By doing so, court documents suggest, AT&T could allay worries that the acquisition would make it more difficult for independent networks to be carried by major cable providers. The optics of reaching out to carry a conservative network may have been helpful even though Barack Obama was president at the time.
“What we seem to see here,” writes Josh Marshall at Talking Points Memo, “is that regardless of personal politics AT&T was operating in and expanding in one of the most regulatory-dependent industry spaces — telecom, cable TV, internet service, content — and they wanted more conservative programming because that helps get regulatory help.”
Now, it’s also true that AT&T is a fading player in the cable wars, and that OAN is carried by other providers. So it’s not necessarily a slam dunk that AT&T enabled OAN for the sole purpose of obtaining regulatory goodies from the FCC. But if Marshall’s theorizing is correct, then it’s a good illustration of how our media system works on behalf of giant corporations and against the rest of us.

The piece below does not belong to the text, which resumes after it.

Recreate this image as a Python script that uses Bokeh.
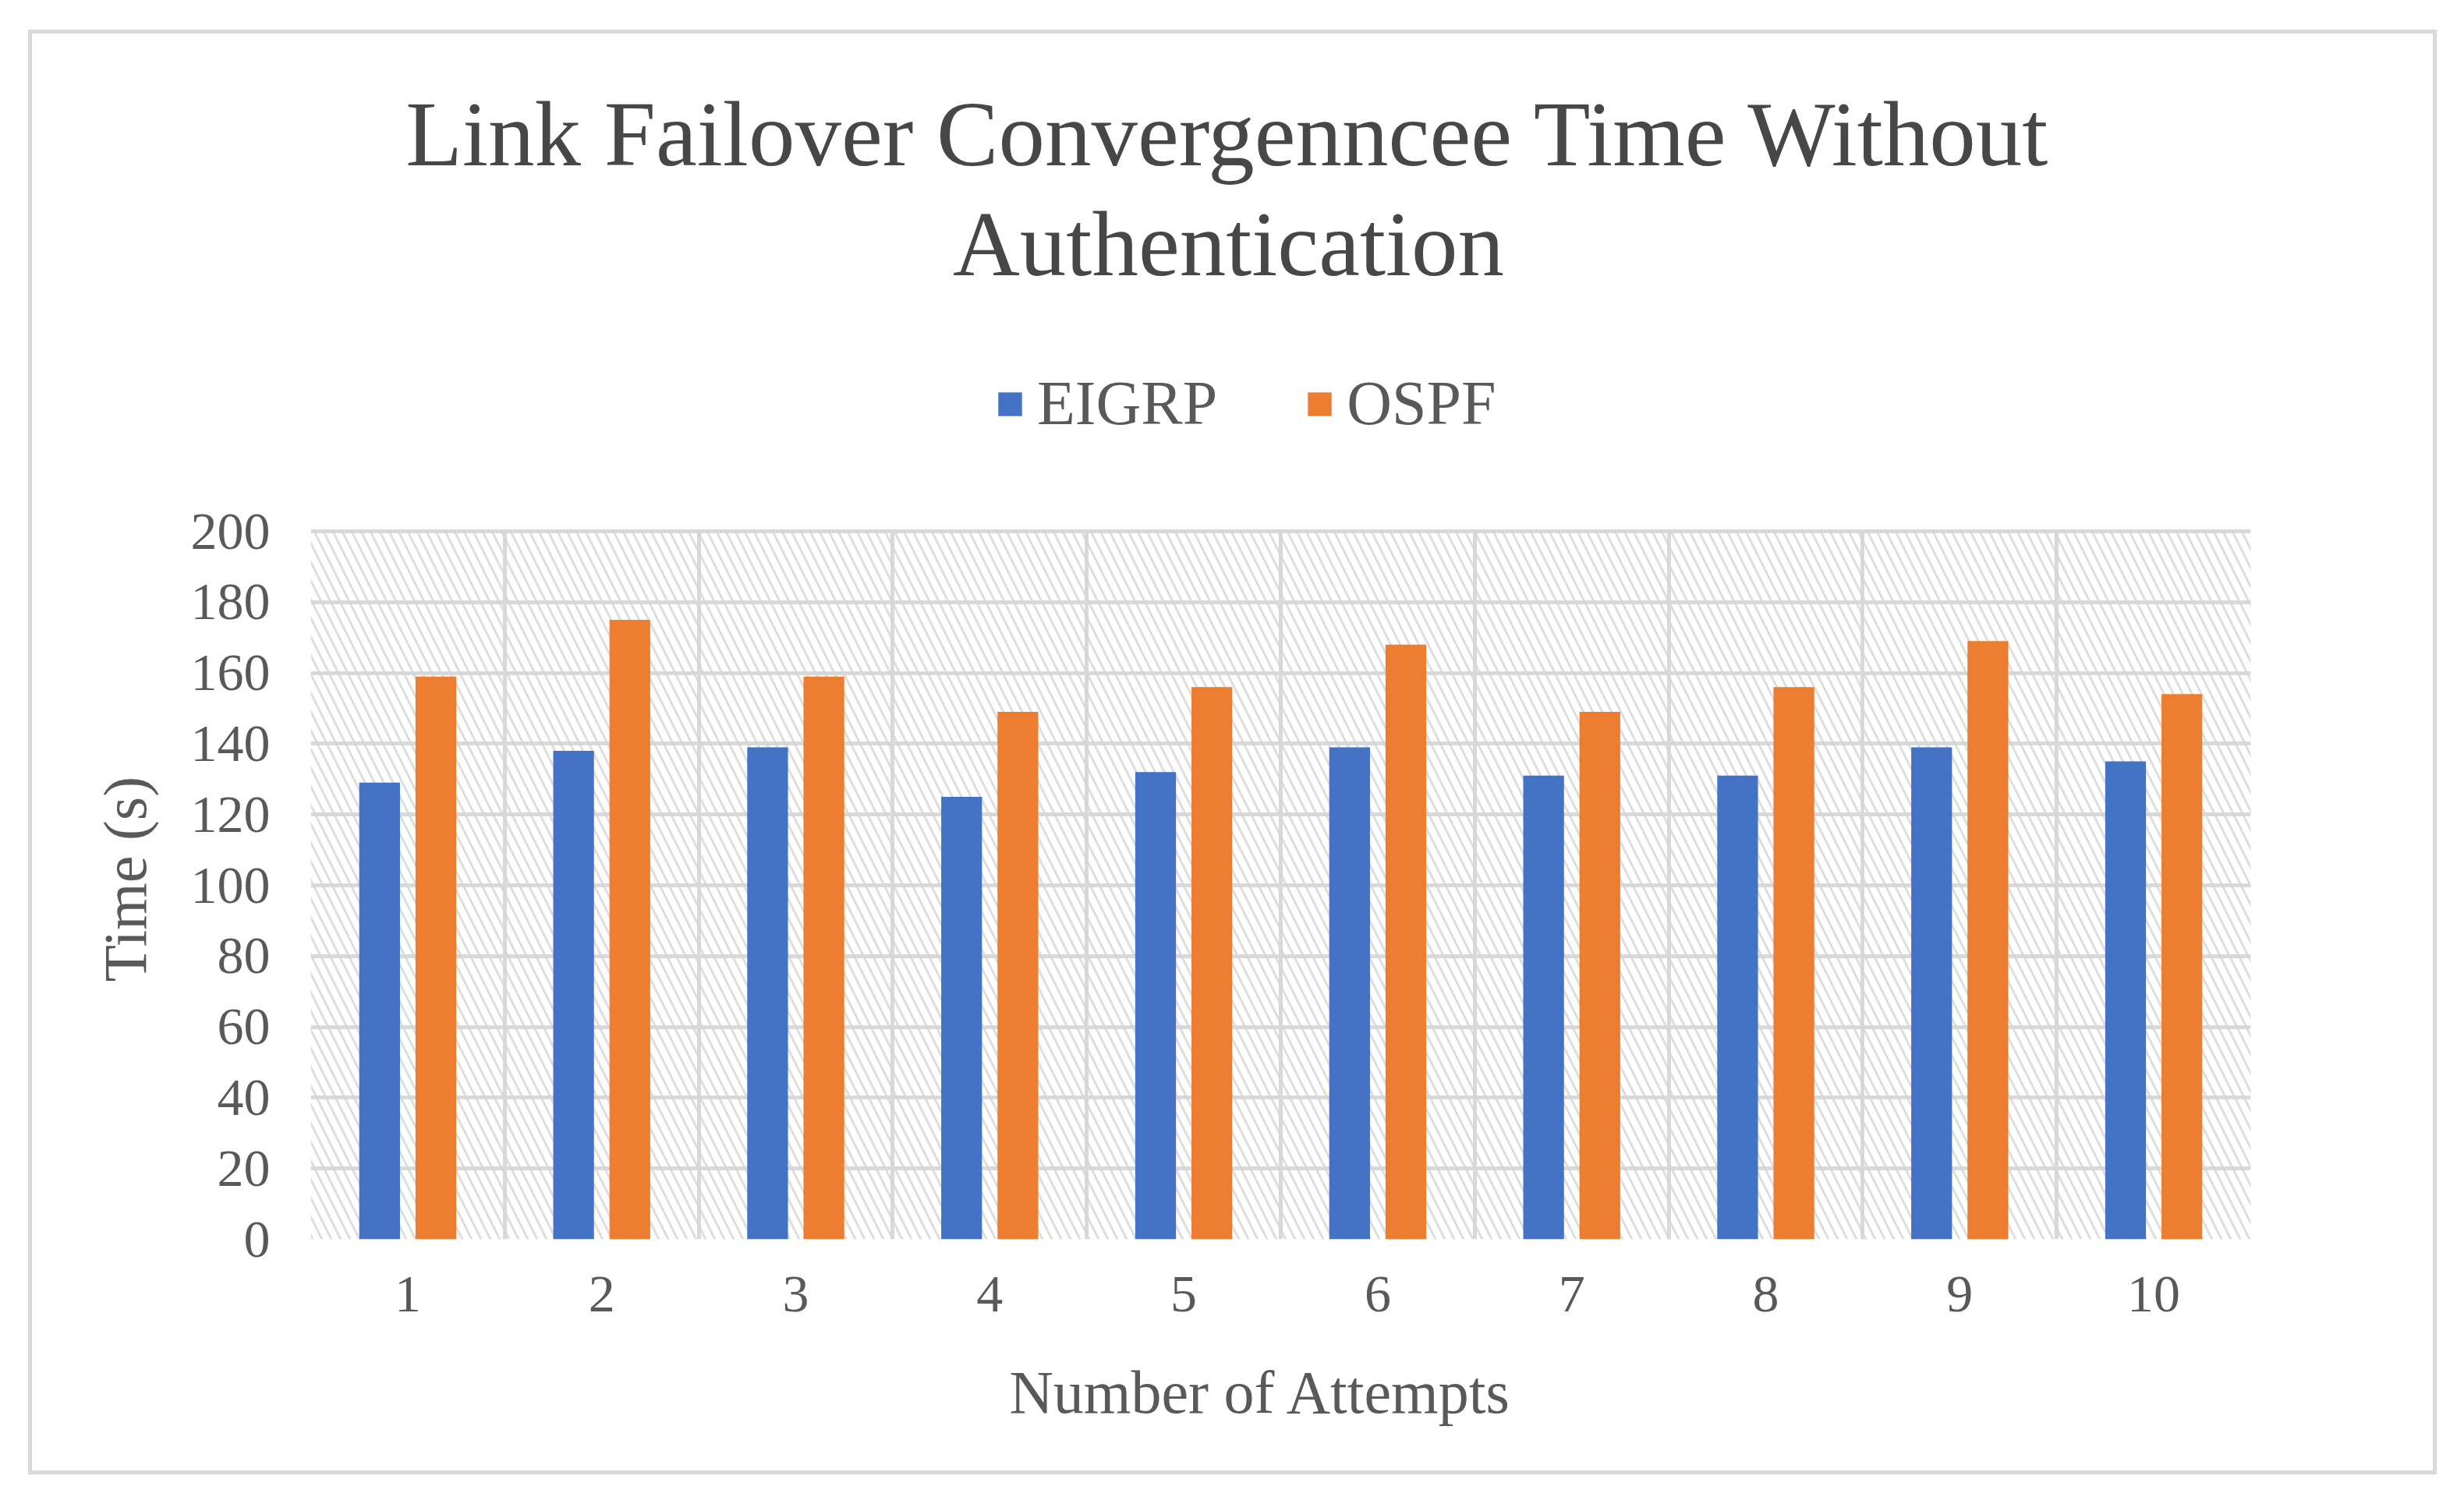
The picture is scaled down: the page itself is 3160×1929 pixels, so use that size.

There is a simple solution to this, which I’ve written about before: breaking the connection between cable services (and, in the case of DirecTV, satellite) and programming. Beyond basic local channels, require that cable companies offer additional channels on an à la carte basis. If you want the Food Channel but don’t want HGTV, you shouldn’t have to pay for both. You could pay only for the news channels you want as well.
Of course, all of this comes at a time when we can see that cable TV will eventually go away as more and more people cut the cord and get all their video programming through the internet. So the problem I describe is one that will eventually be solved on its own.
Yet technologies can take a long time to die. AM radio is still with us, as are print newspapers. Similarly, we may assume that cable TV will be with us for years to come, even as its audience shrinks and ages.
Given that, it makes sense to let us pay only for the channels we want. Such a move would be pro-consumer and pro-democracy. And it would remove incentives for corporations like AT&T to promote dangerous propaganda for the sole purpose of appeasing their regulatory overlords.